Fabricantes de hardware como a Nvidia estão promovendo a precisão reduzida para a inferência de modelos quantizados. A empresa lançou um novo chip, o Blackwell, que suporta precisão de 4 bits, utilizando um tipo de dado chamado FP4, o que promete ser uma solução interessante para data centers com limitações em termos de memória e consumo de energia. No entanto, uma precisão de quantização extremamente baixa pode não ser desejável. Segundo Kumar, a menos que o modelo original tenha uma quantidade significativa de parâmetros, precisões inferiores a 7 ou 8 bits podem resultar em uma degradação perceptível na qualidade do modelo.
Embora esse assunto possa parecer técnico demais e até mesmo um tanto intimidador, a essência da questão é que os modelos de IA ainda não são totalmente compreendidos e as soluções conhecidas que funcionam em muitos tipos de computação, podem não ser aplicáveis aqui. Afinal, você não diria “meio-dia” se alguém perguntasse quando começou uma corrida de 100 metros, não é mesmo? É claro que a situação não é tão simples, mas a analogia serve para ilustrar o ponto.
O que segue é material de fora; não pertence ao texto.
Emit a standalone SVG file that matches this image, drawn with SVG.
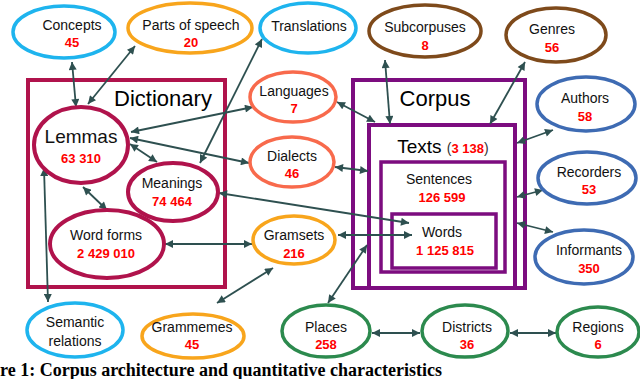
<svg xmlns="http://www.w3.org/2000/svg" width="640" height="379" viewBox="0 0 640 379">
<style>
.bg{fill:#fff}
.e{fill:#fff;stroke-width:3.5}
.lb{stroke:#1EB4EE}.or{stroke:#F8A51C}.co{stroke:#F86A4C}.br{stroke:#7E4A1B}.db{stroke:#3E6BB3}.gr{stroke:#2C8A4E}.cr{stroke:#B0134C}
.box{fill:none;stroke-width:4}
.dict{stroke:#B0134C}.corp{stroke:#7C0D7F}
.t{font-family:"Liberation Sans",Arial,sans-serif;font-size:14px;fill:#111;text-anchor:middle}
.n{font-family:"Liberation Sans",Arial,sans-serif;font-size:13px;font-weight:bold;fill:#FF0000;text-anchor:middle}
.big{font-family:"Liberation Sans",Arial,sans-serif;font-size:22px;fill:#000;text-anchor:middle}
.c line{stroke:#2E5050;stroke-width:1.8;marker-start:url(#ah);marker-end:url(#ah)}
.cap{font-family:"Liberation Serif","Times New Roman",serif;font-size:18px;font-weight:bold;fill:#000}
</style>
<defs>
<marker id="ah" viewBox="0 0 10 10" refX="10" refY="5" markerUnits="userSpaceOnUse" markerWidth="9" markerHeight="8" orient="auto-start-reverse">
<path d="M0,0 L10,5 L0,10 z" fill="#2E5050"/>
</marker>
</defs>
<rect class="bg" x="0" y="0" width="640" height="379"/>

<g id="dictionary">
<rect class="box dict" x="28" y="80" width="197" height="207"/>
<text class="big" x="163" y="106">Dictionary</text>
</g>
<g id="corpus">
<rect class="box corp" x="353" y="80" width="172" height="208"/>
<text class="big" x="435" y="106">Corpus</text>
</g>
<g id="texts">
<rect class="box corp" x="369" y="125" width="146" height="163"/>
<text x="443" y="153" style="font-family:'Liberation Sans',Arial,sans-serif;text-anchor:middle"><tspan font-size="19" fill="#000">Texts </tspan><tspan font-size="14" fill="#333">(</tspan><tspan font-size="13" font-weight="bold" fill="#FF0000">3 138</tspan><tspan font-size="14" fill="#333">)</tspan></text>
</g>
<g id="sentences">
<rect class="box corp" x="381" y="162" width="124" height="110" style="stroke-width:3.5"/>
<text class="t" x="439" y="184">Sentences</text>
<text class="n" x="442" y="202">126 599</text>
</g>
<g id="words">
<rect class="box corp" x="392" y="214" width="104" height="54" style="stroke-width:3.5"/>
<text class="t" x="442" y="237">Words</text>
<text class="n" x="445" y="255">1 125 815</text>
</g>

<g class="c" id="connectors">
<line x1="72" y1="62" x2="76" y2="107"/>
<line x1="135" y1="46" x2="88" y2="104"/>
<line x1="262" y1="39" x2="200" y2="163"/>
<line x1="131" y1="132" x2="253" y2="107"/>
<line x1="130" y1="138" x2="249" y2="163"/>
<line x1="130" y1="144" x2="157" y2="162"/>
<line x1="83" y1="187" x2="107" y2="210"/>
<line x1="44" y1="168" x2="48" y2="302"/>
<line x1="165" y1="244" x2="252" y2="244"/>
<line x1="273" y1="268" x2="217" y2="303"/>
<line x1="219" y1="193" x2="409" y2="223"/>
<line x1="338" y1="235" x2="412" y2="235"/>
<line x1="328" y1="303" x2="367" y2="245"/>
<line x1="372" y1="333" x2="420" y2="333"/>
<line x1="510" y1="333" x2="556" y2="333"/>
<line x1="337" y1="102" x2="375" y2="122"/>
<line x1="335" y1="167" x2="368" y2="171"/>
<line x1="385" y1="60" x2="390" y2="124"/>
<line x1="525" y1="62" x2="490" y2="124"/>
<line x1="553" y1="130" x2="517" y2="143"/>
<line x1="543" y1="190" x2="517" y2="197"/>
<line x1="517" y1="223" x2="553" y2="232"/>
</g>

<g id="concepts"><ellipse class="e lb" cx="64" cy="32" rx="51" ry="26"/><text class="t" x="72" y="30">Concepts</text><text class="n" x="72" y="47">45</text></g>
<g id="parts-of-speech"><ellipse class="e or" cx="190" cy="28" rx="62" ry="25"/><text class="t" x="191" y="30">Parts of speech</text><text class="n" x="191" y="47">20</text></g>
<g id="translations"><ellipse class="e lb" cx="308" cy="28" rx="48" ry="25"/><text class="t" x="309" y="31">Translations</text></g>
<g id="subcorpuses"><ellipse class="e br" cx="425" cy="31" rx="56" ry="26"/><text class="t" x="425" y="32">Subcorpuses</text><text class="n" x="425" y="50">8</text></g>
<g id="genres"><ellipse class="e br" cx="556" cy="35" rx="50" ry="27"/><text class="t" x="552" y="34">Genres</text><text class="n" x="552" y="52">56</text></g>
<g id="authors"><ellipse class="e db" cx="586" cy="104" rx="49" ry="27"/><text class="t" x="585" y="103">Authors</text><text class="n" x="585" y="121">58</text></g>
<g id="recorders"><ellipse class="e db" cx="587" cy="178" rx="49" ry="26"/><text class="t" x="589" y="177">Recorders</text><text class="n" x="589" y="194">53</text></g>
<g id="informants"><ellipse class="e db" cx="584" cy="257" rx="49" ry="27"/><text class="t" x="589" y="255">Informants</text><text class="n" x="589" y="273">350</text></g>
<g id="languages"><ellipse class="e co" cx="293" cy="97" rx="43" ry="25"/><text class="t" x="294" y="96">Languages</text><text class="n" x="294" y="113">7</text></g>
<g id="dialects"><ellipse class="e co" cx="292" cy="162" rx="42" ry="25"/><text class="t" x="292" y="161">Dialects</text><text class="n" x="292" y="178">46</text></g>
<g id="lemmas"><ellipse class="e cr" cx="81" cy="145" rx="47" ry="38" style="stroke-width:4"/><text class="t" x="81" y="143" style="font-size:19px">Lemmas</text><text class="n" x="81" y="163">63 310</text></g>
<g id="meanings"><ellipse class="e cr" cx="173" cy="192" rx="45" ry="29" style="stroke-width:4"/><text class="t" x="172" y="188">Meanings</text><text class="n" x="172" y="206">74 464</text></g>
<g id="word-forms"><ellipse class="e cr" cx="107" cy="244" rx="57" ry="34" style="stroke-width:4"/><text class="t" x="106" y="240">Word forms</text><text class="n" x="106" y="258">2 429 010</text></g>
<g id="gramsets"><ellipse class="e or" cx="294" cy="240" rx="41" ry="24"/><text class="t" x="294" y="240">Gramsets</text><text class="n" x="294" y="258">216</text></g>
<g id="semantic-relations"><ellipse class="e lb" cx="75" cy="330" rx="48" ry="27"/><text class="t" x="75" y="327">Semantic</text><text class="t" x="75" y="346">relations</text></g>
<g id="grammemes"><ellipse class="e or" cx="193" cy="336" rx="51" ry="22"/><text class="t" x="192" y="332">Grammemes</text><text class="n" x="192" y="349">45</text></g>
<g id="places"><ellipse class="e gr" cx="326" cy="331" rx="44" ry="26"/><text class="t" x="326" y="332">Places</text><text class="n" x="326" y="349">258</text></g>
<g id="districts"><ellipse class="e gr" cx="465" cy="331" rx="43" ry="26"/><text class="t" x="467" y="332">Districts</text><text class="n" x="467" y="349">36</text></g>
<g id="regions"><ellipse class="e gr" cx="598" cy="332" rx="41" ry="25"/><text class="t" x="598" y="332">Regions</text><text class="n" x="598" y="349">6</text></g>

<text class="cap" x="0" y="376">re 1: Corpus architecture and quantitative characteristics</text>
</svg>
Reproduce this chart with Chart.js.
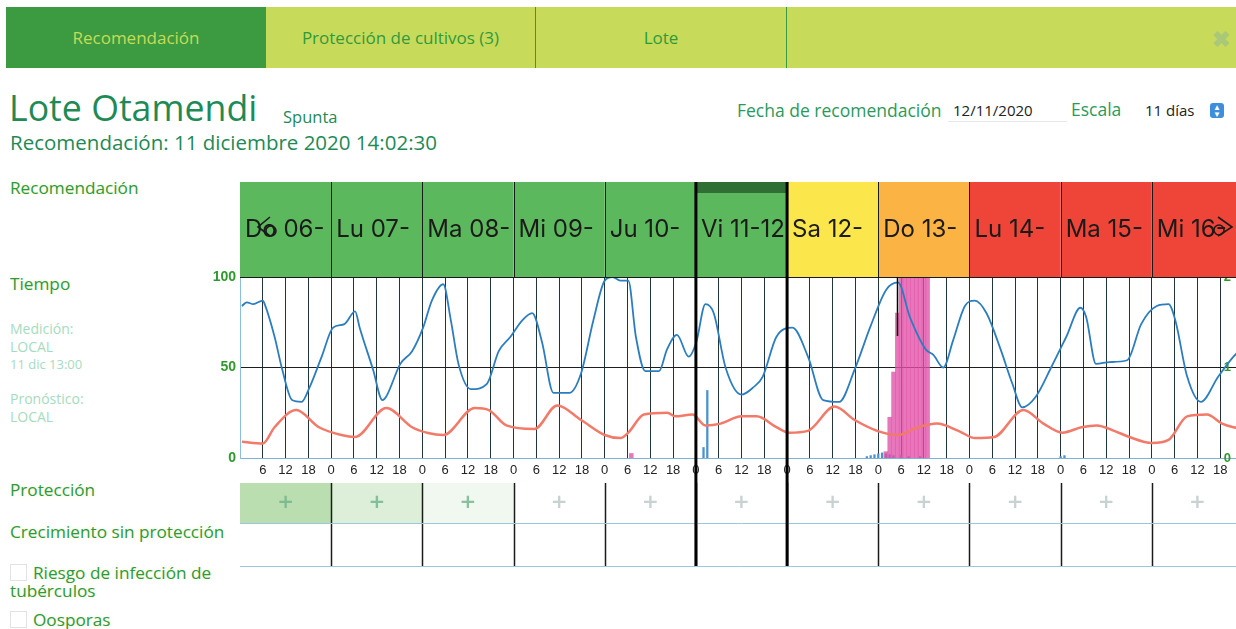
<!DOCTYPE html>
<html lang="es">
<head>
<meta charset="UTF-8">
<title>Lote Otamendi - Recomendación</title>
<script src="https://cdn.jsdelivr.net/npm/chart.js"></script>
<style>
  html, body { margin: 0; padding: 0; overflow: hidden; background: #fff; }
  body { width: 1236px; height: 629px; position: relative; font-family: "Open Sans", sans-serif; }
  .tabs { position: absolute; left: 6px; top: 7px; width: 1230px; height: 61px; background: #c8da5a; }
  .tab { position: absolute; top: 0; height: 61px; line-height: 61px; text-align: center; font-size: 17px; color: #2f9a3c; }
  .close { position: absolute; left: 1206px; top: 16px; font-size: 22px; color: #a9c878; font-weight: bold; }
  .green { color: #2c9a3e; text-shadow: 0 0 3px rgba(230,230,120,0.5); }
  .lbl { position: absolute; left: 10px; font-size: 17.2px; white-space: nowrap; }
  .small { position: absolute; left: 10px; font-size: 14px; color: #a6dbc0; line-height: 17.5px; }
  .chk { display: inline-block; width: 15px; height: 15px; border: 1px solid #e2e2e2; vertical-align: -2px; margin-right: 6px; }
  #wrap { position: absolute; left: 190px; top: 170px; }
</style>
</head>
<body>
  <div class="tabs">
    <div class="tab" style="left:0;width:260px;background:#3c9a41;color:#c5dc57;">Recomendación</div>
    <div class="tab" style="left:260px;width:269px;border-right:1px solid #3a9a3f;">Protección de cultivos (3)</div>
    <div class="tab" style="left:530px;width:250px;border-right:1px solid #3a9a3f;">Lote</div>
    <div class="close">&#10006;</div>
  </div>

  <div style="position:absolute;left:9px;top:83px;font-size:35.7px;color:#1e8a55;white-space:nowrap;">Lote Otamendi</div>
  <div style="position:absolute;left:283px;top:105px;font-size:16.5px;color:#1e8a55;">Spunta</div>
  <div style="position:absolute;left:10px;top:128px;font-size:20.5px;color:#1e8a55;white-space:nowrap;">Recomendación: 11 diciembre 2020 14:02:30</div>

  <div style="position:absolute;left:737px;top:98px;font-size:17.5px;color:#2a9a5a;white-space:nowrap;">Fecha de recomendación</div>
  <div style="position:absolute;left:948px;top:100px;width:114px;height:21px;border-bottom:1px solid #e4e8ee;font-size:15px;color:#222;padding-left:5px;">12/11/2020</div>
  <div style="position:absolute;left:1071px;top:97px;font-size:17.5px;color:#2a9a5a;">Escala</div>
  <div style="position:absolute;left:1145px;top:100px;font-size:15px;color:#222;">11 días</div>
  <div style="position:absolute;left:1210px;top:103px;width:14px;height:15px;border-radius:3px;background:#3d8fdc;color:#fff;font-size:8px;line-height:7px;text-align:center;">&#9650;<br>&#9660;</div>

  <div class="lbl green" style="top:176px;">Recomendación</div>
  <div class="lbl green" style="top:272px;">Tiempo</div>
  <div class="small" style="top:320px;">Medición:<br>LOCAL<br><span style="font-size:13px">11 dic 13:00</span></div>
  <div class="small" style="top:390px;">Pronóstico:<br>LOCAL</div>
  <div class="lbl green" style="top:478px;">Protección</div>
  <div class="lbl green" style="top:520px;">Crecimiento sin protección</div>
  <div class="lbl green" style="top:564px;line-height:18px;"><span class="chk"></span>Riesgo de infección de<br>tubérculos</div>
  <div class="lbl green" style="top:608px;"><span class="chk"></span>Oosporas</div>

  <div id="wrap"><canvas id="weather" width="1058" height="403"></canvas></div>

<script>
// dias de la recomendacion (11 dias)
const days = ['Do 06-', 'Lu 07-', 'Ma 08-', 'Mi 09-', 'Ju 10-', 'Vi 11-12', 'Sa 12-', 'Do 13-', 'Lu 14-', 'Ma 15-', 'Mi 16-'];
const dayRisk = ['bajo', 'bajo', 'bajo', 'bajo', 'bajo', 'bajo', 'medio', 'alto', 'muy alto', 'muy alto', 'muy alto'];
const protectionLevel = [1, 0.5, 0.2, 0, 0, 0, 0, 0, 0, 0, 0];
const todayIndex = 5;
const nowHour = 173;

// humedad relativa (%), hora desde el inicio
const humHours = [0, 1.3, 3, 5.5, 6, 8.6, 10.6, 13.2, 15.7, 17.8, 21, 24, 27, 29.8, 31, 34.5, 37, 38, 41.7, 44.8, 47.7,
  50, 53, 55, 57, 60.3, 64.5, 67.6, 70.7, 73.8, 76.4, 79, 82, 86.2, 89.3, 92.5, 95.5, 97.6, 99.6, 101.7, 103.7, 106.2,
  109.8, 111.9, 114.5, 117.6, 119.6, 122, 124.2, 127.3, 131.5, 134.6, 137.1, 140.7, 144.9, 149, 153, 157.2, 161.3,
  165.5, 169.6, 172.7, 175.8, 180, 182, 184.6, 187.2, 190.3, 192.9, 196, 199.7, 202.8, 205.4, 209, 213, 217, 220.7,
  222.2, 224.8, 228.4, 233, 236.7, 240.8, 243.9, 245.7, 248.8, 252.4, 257, 261, 264];
const humidity = [84, 86, 85, 87, 85, 67, 49, 32, 31, 39, 56, 72, 74, 81, 72, 49, 32, 34, 52, 59, 72,
  87, 96, 76, 52, 38, 41, 59, 67, 76, 80, 64, 36, 36, 47, 76, 98, 100, 98, 98, 67, 48,
  48, 60, 68, 56, 64, 85, 80, 50, 35, 39, 45, 67, 72, 56, 32, 31, 49,
  73, 93, 97, 78, 60, 57, 50, 65, 84, 87, 80, 60, 41, 28, 34, 50, 67, 83,
  78, 52, 53, 54, 74, 84, 85, 76, 45, 31, 45, 56, 62];

// temperatura (°C)
const tempHours = [0, 5.5, 8.6, 14.3, 20.3, 26.2, 29.8, 38, 44.8, 49, 53, 61.3, 65, 69.6, 77, 83, 89.3, 95.5, 99.6,
  101.7, 105.8, 112, 114, 118.6, 122, 126, 131.5, 135.5, 140.7, 144, 149, 156, 161.3, 167.6, 172.7, 178, 183,
  188.6, 193, 198, 205.7, 211, 216, 221, 225, 229.6, 233.6, 239.5, 243.9, 248.8, 254, 258, 261, 264];
const temperature = [9, 8, 17, 26.5, 17, 12.7, 11.6, 27.6, 17, 13.8, 12.7, 27.6, 26.5, 18, 16, 29, 21, 12.7, 11,
  14, 24, 25, 23, 24, 18, 19, 23, 23, 17, 14, 15, 28.4, 21, 14.7, 12.7, 17, 19,
  15, 11, 11.6, 26.5, 19, 14, 17, 18, 15, 11.6, 8.3, 10, 23, 24, 19, 17, 16];

// precipitacion (mm/h) y otra medida en azul, eje derecho 0-2
const rainHours = [102, 169, 170, 171, 172, 173, 174, 175, 176, 177, 178, 179, 180];
const rain = [0.05, 0.07, 0.45, 0.95, 1.6, 2.4, 2.6, 2.8, 2.7, 2.5, 2.6, 2.4, 2.2];
const blueHours = [121, 122, 164, 165, 166, 167, 168, 169, 170, 171, 173, 175, 178, 215, 216];
const blueBars = [0.12, 0.75, 0.02, 0.03, 0.04, 0.05, 0.06, 0.05, 0.04, 0.03, 0.03, 0.02, 0.02, 0.02, 0.03];

const riskColor = { 'bajo': '#5cb85c', 'medio': '#fbe64b', 'alto': '#fbb344', 'muy alto': '#ef4539' };

const pairs = (xs, ys, off) => xs.map((x, i) => ({ x: x + (off || 0), y: ys[i] }));

// cabecera de dias y filas de proteccion, dibujadas con la escala x
const extrasPlugin = {
  id: 'extras',
  afterDraw(chart) {
    const ctx = chart.ctx;
    const xs = chart.scales.x;
    const area = chart.chartArea;
    const headTop = area.top - 95;
    const rowTop = area.bottom + 25;
    const rowMid = rowTop + 40;
    const rowBot = rowTop + 83;
    ctx.save();

    days.forEach((d, i) => {
      const x0 = xs.getPixelForValue(i * 24);
      const x1 = xs.getPixelForValue((i + 1) * 24);
      ctx.fillStyle = riskColor[dayRisk[i]];
      ctx.fillRect(x0, headTop, x1 - x0, area.top - headTop);
      if (i === todayIndex) {
        ctx.fillStyle = '#2f6f36';
        ctx.fillRect(x0, headTop, x1 - x0, 11);
      }
      ctx.save();
      ctx.beginPath();
      ctx.rect(x0, headTop, x1 - x0, area.top - headTop);
      ctx.clip();
      ctx.fillStyle = '#1b1b1b';
      ctx.font = '24px Inter, sans-serif';
      ctx.textBaseline = 'middle';
      ctx.fillText(d, x0 + 5, headTop + 48);
      ctx.restore();

      // proteccion
      if (protectionLevel[i] > 0) {
        ctx.fillStyle = 'rgba(120,190,100,' + (0.5 * protectionLevel[i]) + ')';
        ctx.fillRect(x0, rowTop, x1 - x0, rowMid - rowTop);
      }
      ctx.fillStyle = protectionLevel[i] > 0 ? 'rgba(110,180,140,0.8)' : '#c9d2d2';
      ctx.font = 'bold 20px "DejaVu Sans", sans-serif';
      ctx.textAlign = 'center';
      ctx.textBaseline = 'middle';
      ctx.fillText('+', (x0 + x1) / 2, rowTop + 20);
      ctx.textAlign = 'left';
    });

    // separaciones
    ctx.strokeStyle = '#1b1b1b';
    for (let i = 1; i < days.length; i++) {
      const x = Math.round(xs.getPixelForValue(i * 24)) + 0.5;
      ctx.lineWidth = 1;
      ctx.beginPath(); ctx.moveTo(x, headTop); ctx.lineTo(x, area.top); ctx.stroke();
      ctx.lineWidth = 1.5;
      ctx.beginPath(); ctx.moveTo(x, rowTop); ctx.lineTo(x, rowBot); ctx.stroke();
    }
    ctx.lineWidth = 1;
    ctx.beginPath(); ctx.moveTo(area.left, area.top + 0.5); ctx.lineTo(area.right, area.top + 0.5); ctx.stroke();

    ctx.strokeStyle = '#9cc6dc';
    [rowMid, rowBot].forEach(y => {
      ctx.beginPath(); ctx.moveTo(area.left, y + 0.5); ctx.lineTo(area.right, y + 0.5); ctx.stroke();
    });

    // dia actual
    ctx.strokeStyle = '#000';
    ctx.lineWidth = 3;
    [todayIndex, todayIndex + 1].forEach(i => {
      const x = xs.getPixelForValue(i * 24);
      ctx.beginPath(); ctx.moveTo(x, headTop); ctx.lineTo(x, rowBot); ctx.stroke();
    });

    // hora actual
    const xn = Math.round(xs.getPixelForValue(nowHour)) + 0.5;
    ctx.lineWidth = 1.5;
    ctx.beginPath(); ctx.moveTo(xn, area.top); ctx.lineTo(xn, area.top + 59); ctx.stroke();

    // flechas de navegacion
    ctx.strokeStyle = '#1b1b1b';
    ctx.lineWidth = 1.6;
    const yl = headTop + 45;
    const xl = area.left + 18;
    ctx.beginPath(); ctx.moveTo(xl + 12, yl - 10); ctx.lineTo(xl, yl); ctx.lineTo(xl + 12, yl + 9); ctx.stroke();
    ctx.beginPath(); ctx.arc(xl + 13, yl + 4, 5, 0, Math.PI * 2); ctx.stroke();
    const xr = 1222 - 190;
    ctx.beginPath(); ctx.moveTo(xr - 4, yl - 10); ctx.lineTo(xr + 10, yl); ctx.lineTo(xr - 4, yl + 9); ctx.stroke();
    ctx.beginPath(); ctx.arc(xr - 3, yl + 3, 5, 0, Math.PI * 2); ctx.stroke();

    ctx.restore();
  }
};

new Chart(document.getElementById('weather'), {
  data: {
    datasets: [
      { type: 'line', label: 'Humedad', data: pairs(humHours, humidity), yAxisID: 'y',
        borderColor: '#2c7dbf', borderWidth: 1.8, pointRadius: 0, cubicInterpolationMode: 'monotone', order: 0 },
      { type: 'line', label: 'Temperatura', data: pairs(tempHours, temperature), yAxisID: 'y',
        borderColor: '#f27a69', borderWidth: 2.5, pointRadius: 0, cubicInterpolationMode: 'monotone', order: 0 },
      { type: 'bar', label: 'Precipitación', data: pairs(rainHours, rain, 0.5), yAxisID: 'y1',
        backgroundColor: 'rgba(224,80,168,0.78)', barPercentage: 1, categoryPercentage: 1, grouped: false, order: 1 },
      { type: 'bar', label: 'Otra', data: pairs(blueHours, blueBars, 0.5), yAxisID: 'y1',
        backgroundColor: '#4d92cc', barPercentage: 0.6, categoryPercentage: 1, grouped: false, order: 1 }
    ]
  },
  options: {
    responsive: false,
    animation: false,
    devicePixelRatio: 1,
    layout: { autoPadding: false, padding: { top: 107, bottom: 90, left: 0, right: 0 } },
    plugins: { legend: { display: false }, tooltip: { enabled: false } },
    scales: {
      // rejilla rojiza, levemente desplazada como en la app (debajo de la negra)
      xRed: {
        type: 'linear', position: 'bottom', min: -0.5, max: 263.5, offset: false,
        afterFit: s => { s.height = 0; },
        border: { display: false },
        grid: { color: 'rgba(240,120,110,0.35)', drawTicks: false, offset: false },
        ticks: { display: false, stepSize: 6 }
      },
      x: {
        type: 'linear', min: 0, max: 264, offset: false,
        afterFit: s => { s.height = 25; },
        border: { color: '#7cb4d6' },
        grid: { color: '#22343c', drawTicks: false, offset: false },
        ticks: {
          stepSize: 6, autoSkip: false, maxRotation: 0, padding: 5,
          color: '#222', font: { family: 'Liberation Sans', size: 13 },
          callback: v => (v === 0 || v === 264) ? '' : String(v % 24)
        }
      },
      y: {
        position: 'left', min: 0, max: 100,
        afterFit: s => { s.width = 50; },
        border: { color: '#8bbfe0' },
        grid: { color: ctx => ctx.tick.value === 0 ? 'rgba(0,0,0,0)' : '#1e1e1e', drawTicks: false },
        ticks: { stepSize: 50, padding: 4, color: '#2e9a2e', font: { family: 'Liberation Sans', size: 14, weight: 'bold' } }
      },
      y1: {
        position: 'right', min: 0, max: 2,
        afterFit: s => { s.width = 0; },
        border: { display: false },
        grid: { display: false, drawTicks: false },
        ticks: { stepSize: 1, mirror: true, padding: -12, color: '#2e9a2e', font: { family: 'Liberation Sans', size: 13, weight: 'bold' } }
      }
    }
  },
  plugins: [extrasPlugin]
});
</script>
</body>
</html>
Kumar conclui: “O ponto chave do nosso trabalho é que existem limitações que não podem ser ignoradas. Esperamos que nossa pesquisa adicione nuances à discussão que frequentemente busca padrões de baixa precisão cada vez mais para treinamento e inferência.”
Kumar reconhece que o estudo de sua equipe foi realizado em uma escala relativamente pequena – planejando testar com mais modelos no futuro. No entanto, ele acredita que um dos insights revelados permanecerá: não existe uma solução mágica para reduzir custos de inferência. “A precisão dos bits importa, e não é de graça. Você não pode reduzi-la indefinidamente sem prejudicar os modelos. Eles têm uma capacidade finita, por isso, em vez de tentar acondicionar um quadrilhão de tokens em um modelo pequeno, na minha opinião, muito mais esforço será investido na curadoria e filtragem meticulosa dos dados, garantindo que apenas os dados de mais alta qualidade sejam utilizados em modelos menores. Estou otimista de que novas arquiteturas que busquem deliberadamente tornar o treinamento com baixa precisão estável serão essenciais no futuro.” Esta história foi originalmente publicada em 17 de novembro de 2024, e atualizada em 23 de dezembro com novas informações.